EXERCISE TASK: Take the lines of the data below from the very first through the line containing "31.7, 20, 21.8, 19.6, 22.1, 64.6, 28.2, 39.6, 24.6, 27.8, 27.5];" and output them exactly, pictures excluded.

RECORDED DATA:
········
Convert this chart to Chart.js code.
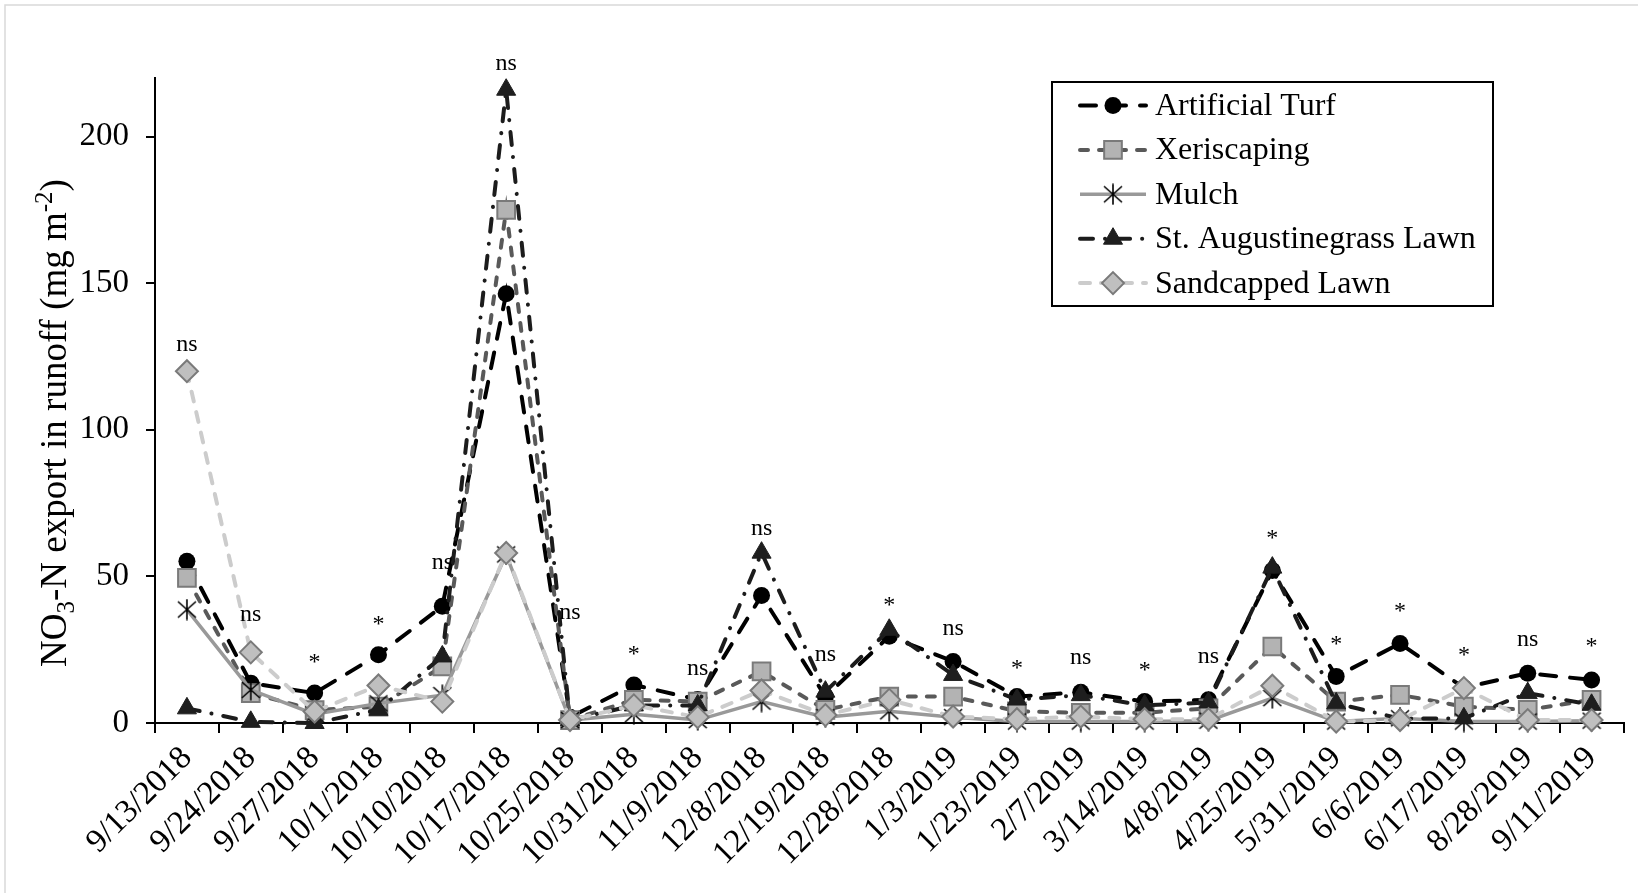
<!DOCTYPE html>
<html>
<head>
<meta charset="utf-8">
<title>NO3-N export in runoff</title>
<script src="https://cdn.jsdelivr.net/npm/chart.js@4.4.1/dist/chart.umd.min.js"></script>
<style>
  html, body { margin: 0; padding: 0; background: #fff; }
  #wrap { width: 1638px; height: 893px; position: relative; }
</style>
</head>
<body>
<div id="wrap"><canvas id="runoffChart" width="1638" height="893"></canvas></div>
<script>
// sampling dates (x categories)
const dates = ['9/13/2018', '9/24/2018', '9/27/2018', '10/1/2018', '10/10/2018', '10/17/2018',
  '10/25/2018', '10/31/2018', '11/9/2018', '12/8/2018', '12/19/2018', '12/28/2018',
  '1/3/2019', '1/23/2019', '2/7/2019', '3/14/2019', '4/8/2019', '4/25/2019',
  '5/31/2019', '6/6/2019', '6/17/2019', '8/28/2019', '9/11/2019'];

// NO3-N export (mg m-2)
const artificialTurf = [55.2, 13.6, 10.2, 23.3, 39.8, 146.4, 2, 13, 8, 43.5, 9, 29.6,
  21, 9, 10.5, 7.3, 7.9, 52, 15.9, 27.1, 12, 17, 14.7];
const xeriscaping = [49.5, 10.2, 4.4, 5.6, 19.3, 175, 1, 7.9, 7.3, 17.6, 4.5, 9,
  9, 4, 3.5, 3.5, 5, 26.1, 7.3, 9.6, 5.6, 4.5, 7.9];
const mulch = [38.7, 11.3, 3, 6.7, 9.5, 57.5, 1, 3, 1, 7.3, 2, 4,
  2, 0.5, 0.5, 0.5, 0.8, 8.5, 0.5, 1.6, 0.5, 0.5, 0.8];
const stAugustine = [5, 0.4, 0, 4.5, 22.7, 216, 1, 6, 6, 58.1, 10.7, 31.8,
  16.4, 8, 9.5, 6, 7, 53, 6.7, 1.5, 1.6, 10.2, 6.2];
const sandcapped = [120, 24.1, 3.9, 12.8, 7.3, 58, 1, 6, 2, 11.1, 2.7, 7.9,
  2.2, 1.3, 2.2, 1.3, 1.3, 12.7, 0.5, 1, 11.9, 1, 1];

// significance marks and the height (data units) where each one sits
const sigLabels = ['ns', 'ns', '*', '*', 'ns', 'ns', 'ns', '*', 'ns', 'ns', 'ns', '*',
  'ns', '*', 'ns', '*', 'ns', '*', '*', '*', '*', 'ns', '*'];
const sigLevel = [128.7, 36.4, 22.1, 35.3, 54.2, 224.3, 37.1, 25, 18.2, 66, 22.8, 41.7,
  31.7, 20, 21.8, 19.6, 22.1, 64.6, 28.2, 39.6, 24.6, 27.8, 27.5];

const yTicks = [0, 50, 100, 150, 200];
const yMax = 220;

const SERIF = '"Liberation Serif", "Times New Roman", serif';

// Excel style star marker: an X with a vertical bar
function makeStar(w, h) {
  const c = document.createElement('canvas');
  c.width = w;
  c.height = h;
  const g = c.getContext('2d');
  g.strokeStyle = '#000';
  g.lineWidth = 1.6;
  g.beginPath();
  g.moveTo(w / 2, 0.5); g.lineTo(w / 2, h - 0.5);
  g.moveTo(1, 3); g.lineTo(w - 1, h - 3);
  g.moveTo(1, h - 3); g.lineTo(w - 1, 3);
  g.stroke();
  return c;
}
const starImg = makeStar(20, 22);

function drawMarker(ctx, ds, x, y) {
  const r = ds.pointRadius;
  const st = ds.pointStyle;
  if (st instanceof HTMLCanvasElement) {
    ctx.drawImage(st, x - st.width / 2, y - st.height / 2);
    return;
  }
  ctx.save();
  ctx.setLineDash([]);
  ctx.fillStyle = ds.pointBackgroundColor;
  ctx.strokeStyle = ds.pointBorderColor;
  ctx.lineWidth = ds.pointBorderWidth;
  ctx.beginPath();
  if (st === 'circle') {
    ctx.arc(x, y, r, 0, Math.PI * 2);
  } else if (st === 'rect') {
    const s = r * Math.SQRT1_2;
    ctx.rect(x - s, y - s, 2 * s, 2 * s);
  } else if (st === 'triangle') {
    ctx.moveTo(x, y - r);
    ctx.lineTo(x + r * 0.866, y + r * 0.5);
    ctx.lineTo(x - r * 0.866, y + r * 0.5);
    ctx.closePath();
  } else if (st === 'rectRot') {
    ctx.moveTo(x, y - r);
    ctx.lineTo(x + r, y);
    ctx.lineTo(x, y + r);
    ctx.lineTo(x - r, y);
    ctx.closePath();
  }
  ctx.fill();
  if (ds.pointBorderWidth > 0) ctx.stroke();
  ctx.restore();
}

// boxed legend in the upper right
const legendPlugin = {
  id: 'boxLegend',
  afterDraw(chart) {
    const ctx = chart.ctx;
    const box = { left: 1052, top: 82, right: 1493, bottom: 306 };
    ctx.save();
    ctx.fillStyle = '#fff';
    ctx.fillRect(box.left, box.top, box.right - box.left, box.bottom - box.top);
    ctx.strokeStyle = '#000';
    ctx.lineWidth = 2;
    ctx.strokeRect(box.left, box.top, box.right - box.left, box.bottom - box.top);
    chart.data.datasets.forEach((ds, i) => {
      const y = 105.5 + i * 44.4;
      ctx.save();
      ctx.strokeStyle = ds.borderColor;
      ctx.lineWidth = ds.borderWidth;
      ctx.lineCap = ds.borderCapStyle || 'butt';
      ctx.setLineDash(ds.borderDash || []);
      ctx.beginPath();
      ctx.moveTo(1080, y);
      ctx.lineTo(1146, y);
      ctx.stroke();
      ctx.restore();
      drawMarker(ctx, ds, 1113, y);
      ctx.fillStyle = '#000';
      ctx.font = '32px ' + SERIF;
      ctx.textBaseline = 'middle';
      ctx.textAlign = 'left';
      ctx.fillText(ds.label, 1155, y + 1);
    });
    ctx.restore();
  }
};

// ns / * above each sampling date
const sigPlugin = {
  id: 'sigMarks',
  afterDatasetsDraw(chart) {
    const ctx = chart.ctx;
    const xs = chart.scales.x, ys = chart.scales.y;
    ctx.save();
    ctx.fillStyle = '#000';
    ctx.font = '24px ' + SERIF;
    ctx.textAlign = 'center';
    ctx.textBaseline = 'alphabetic';
    sigLabels.forEach((t, i) => {
      const x = xs.getPixelForValue(i);
      const y = ys.getPixelForValue(sigLevel[i]);
      ctx.fillText(t, x, y + (t === '*' ? 11 : 5));
    });
    ctx.restore();
  }
};

// rotated y title with sub/superscripts
const yTitlePlugin = {
  id: 'yTitle',
  afterDraw(chart) {
    const ctx = chart.ctx;
    const big = 37, small = 25;
    const parts = [
      { t: 'NO', f: big, dy: 0 },
      { t: '3', f: small, dy: 8 },
      { t: '-N export in runoff (mg m', f: big, dy: 0 },
      { t: '-2', f: small, dy: -14 },
      { t: ')', f: big, dy: 0 }
    ];
    ctx.save();
    let total = 0;
    parts.forEach(p => {
      ctx.font = p.f + 'px ' + SERIF;
      p.w = ctx.measureText(p.t).width;
      total += p.w;
    });
    ctx.translate(66, 423);
    ctx.rotate(-Math.PI / 2);
    ctx.fillStyle = '#000';
    ctx.textBaseline = 'alphabetic';
    ctx.textAlign = 'left';
    let x = -total / 2;
    parts.forEach(p => {
      ctx.font = p.f + 'px ' + SERIF;
      ctx.fillText(p.t, x, p.dy);
      x += p.w;
    });
    ctx.restore();

    // faint outer frame
    ctx.save();
    ctx.strokeStyle = '#d9d9d9';
    ctx.lineWidth = 1.5;
    ctx.beginPath();
    ctx.moveTo(5, 893);
    ctx.lineTo(5, 5);
    ctx.lineTo(1638, 5);
    ctx.stroke();
    ctx.restore();
  }
};

const ctx = document.getElementById('runoffChart').getContext('2d');
const runoffChart = new Chart(ctx, {
  type: 'line',
  data: {
    labels: dates,
    datasets: [
      {
        label: 'Artificial Turf',
        data: artificialTurf,
        borderColor: '#000000',
        borderWidth: 4,
        borderDash: [16, 14],
        borderCapStyle: 'round',
        pointStyle: 'circle',
        pointRadius: 8.5,
        pointBackgroundColor: '#000000',
        pointBorderColor: '#000000',
        pointBorderWidth: 0,
        order: 5
      },
      {
        label: 'Xeriscaping',
        data: xeriscaping,
        borderColor: '#595959',
        borderWidth: 4,
        borderDash: [8, 11],
        borderCapStyle: 'round',
        pointStyle: 'rect',
        pointRadius: 12.5,
        pointBackgroundColor: '#b3b3b3',
        pointBorderColor: '#7a7a7a',
        pointBorderWidth: 2,
        order: 4
      },
      {
        label: 'Mulch',
        data: mulch,
        borderColor: '#999999',
        borderWidth: 3.5,
        borderDash: [],
        borderCapStyle: 'butt',
        pointStyle: starImg,
        pointRadius: 10,
        pointBackgroundColor: '#000000',
        pointBorderColor: '#000000',
        pointBorderWidth: 0,
        order: 3
      },
      {
        label: 'St. Augustinegrass Lawn',
        data: stAugustine,
        borderColor: '#1c1c1c',
        borderWidth: 4,
        borderDash: [13, 12, 0.1, 12],
        borderCapStyle: 'round',
        pointStyle: 'triangle',
        pointRadius: 11,
        pointBackgroundColor: '#1e1e1e',
        pointBorderColor: '#1e1e1e',
        pointBorderWidth: 1,
        order: 2
      },
      {
        label: 'Sandcapped Lawn',
        data: sandcapped,
        borderColor: '#cccccc',
        borderWidth: 4,
        borderDash: [10, 11],
        borderCapStyle: 'round',
        pointStyle: 'rectRot',
        pointRadius: 11,
        pointBackgroundColor: '#bfbfbf',
        pointBorderColor: '#7a7a7a',
        pointBorderWidth: 2,
        order: 1
      }
    ]
  },
  options: {
    responsive: false,
    animation: false,
    devicePixelRatio: 1,
    layout: { padding: { left: 0, right: 4, top: 78, bottom: 0 } },
    elements: { line: { tension: 0 } },
    datasets: { line: { clip: false } },
    plugins: {
      legend: { display: false },
      tooltip: { enabled: false }
    },
    scales: {
      x: {
        type: 'category',
        offset: true,
        grid: {
          drawOnChartArea: false,
          drawTicks: true,
          tickLength: 10,
          color: '#000',
          lineWidth: 2,
          offset: true
        },
        border: { color: '#000', width: 2 },
        ticks: {
          color: '#000',
          font: { family: SERIF, size: 33 },
          minRotation: 45,
          maxRotation: 45,
          autoSkip: false,
          padding: 6
        },
        afterFit(scale) { scale.height = 170; }
      },
      y: {
        min: 0,
        max: yMax,
        grid: {
          drawOnChartArea: false,
          drawTicks: true,
          tickLength: 9,
          color: '#000',
          lineWidth: 2
        },
        border: { color: '#000', width: 2 },
        ticks: {
          color: '#000',
          font: { family: SERIF, size: 33 },
          padding: 17
        },
        afterBuildTicks(scale) { scale.ticks = yTicks.map(v => ({ value: v })); },
        afterFit(scale) { scale.width = 155; }
      }
    }
  },
  plugins: [sigPlugin, legendPlugin, yTitlePlugin]
});
</script>
</body>
</html>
········
RESULT BELOW:
Convert this chart to Chart.js code.
<!DOCTYPE html>
<html>
<head>
<meta charset="utf-8">
<title>NO3-N export in runoff</title>
<script src="https://cdn.jsdelivr.net/npm/chart.js@4.4.1/dist/chart.umd.min.js"></script>
<style>
  html, body { margin: 0; padding: 0; background: #fff; }
  #wrap { width: 1638px; height: 893px; position: relative; }
</style>
</head>
<body>
<div id="wrap"><canvas id="runoffChart" width="1638" height="893"></canvas></div>
<script>
// sampling dates (x categories)
const dates = ['9/13/2018', '9/24/2018', '9/27/2018', '10/1/2018', '10/10/2018', '10/17/2018',
  '10/25/2018', '10/31/2018', '11/9/2018', '12/8/2018', '12/19/2018', '12/28/2018',
  '1/3/2019', '1/23/2019', '2/7/2019', '3/14/2019', '4/8/2019', '4/25/2019',
  '5/31/2019', '6/6/2019', '6/17/2019', '8/28/2019', '9/11/2019'];

// NO3-N export (mg m-2)
const artificialTurf = [55.2, 13.6, 10.2, 23.3, 39.8, 146.4, 2, 13, 8, 43.5, 9, 29.6,
  21, 9, 10.5, 7.3, 7.9, 52, 15.9, 27.1, 12, 17, 14.7];
const xeriscaping = [49.5, 10.2, 4.4, 5.6, 19.3, 175, 1, 7.9, 7.3, 17.6, 4.5, 9,
  9, 4, 3.5, 3.5, 5, 26.1, 7.3, 9.6, 5.6, 4.5, 7.9];
const mulch = [38.7, 11.3, 3, 6.7, 9.5, 57.5, 1, 3, 1, 7.3, 2, 4,
  2, 0.5, 0.5, 0.5, 0.8, 8.5, 0.5, 1.6, 0.5, 0.5, 0.8];
const stAugustine = [5, 0.4, 0, 4.5, 22.7, 216, 1, 6, 6, 58.1, 10.7, 31.8,
  16.4, 8, 9.5, 6, 7, 53, 6.7, 1.5, 1.6, 10.2, 6.2];
const sandcapped = [120, 24.1, 3.9, 12.8, 7.3, 58, 1, 6, 2, 11.1, 2.7, 7.9,
  2.2, 1.3, 2.2, 1.3, 1.3, 12.7, 0.5, 1, 11.9, 1, 1];

// significance marks and the height (data units) where each one sits
const sigLabels = ['ns', 'ns', '*', '*', 'ns', 'ns', 'ns', '*', 'ns', 'ns', 'ns', '*',
  'ns', '*', 'ns', '*', 'ns', '*', '*', '*', '*', 'ns', '*'];
const sigLevel = [128.7, 36.4, 22.1, 35.3, 54.2, 224.3, 37.1, 25, 18.2, 66, 22.8, 41.7,
  31.7, 20, 21.8, 19.6, 22.1, 64.6, 28.2, 39.6, 24.6, 27.8, 27.5];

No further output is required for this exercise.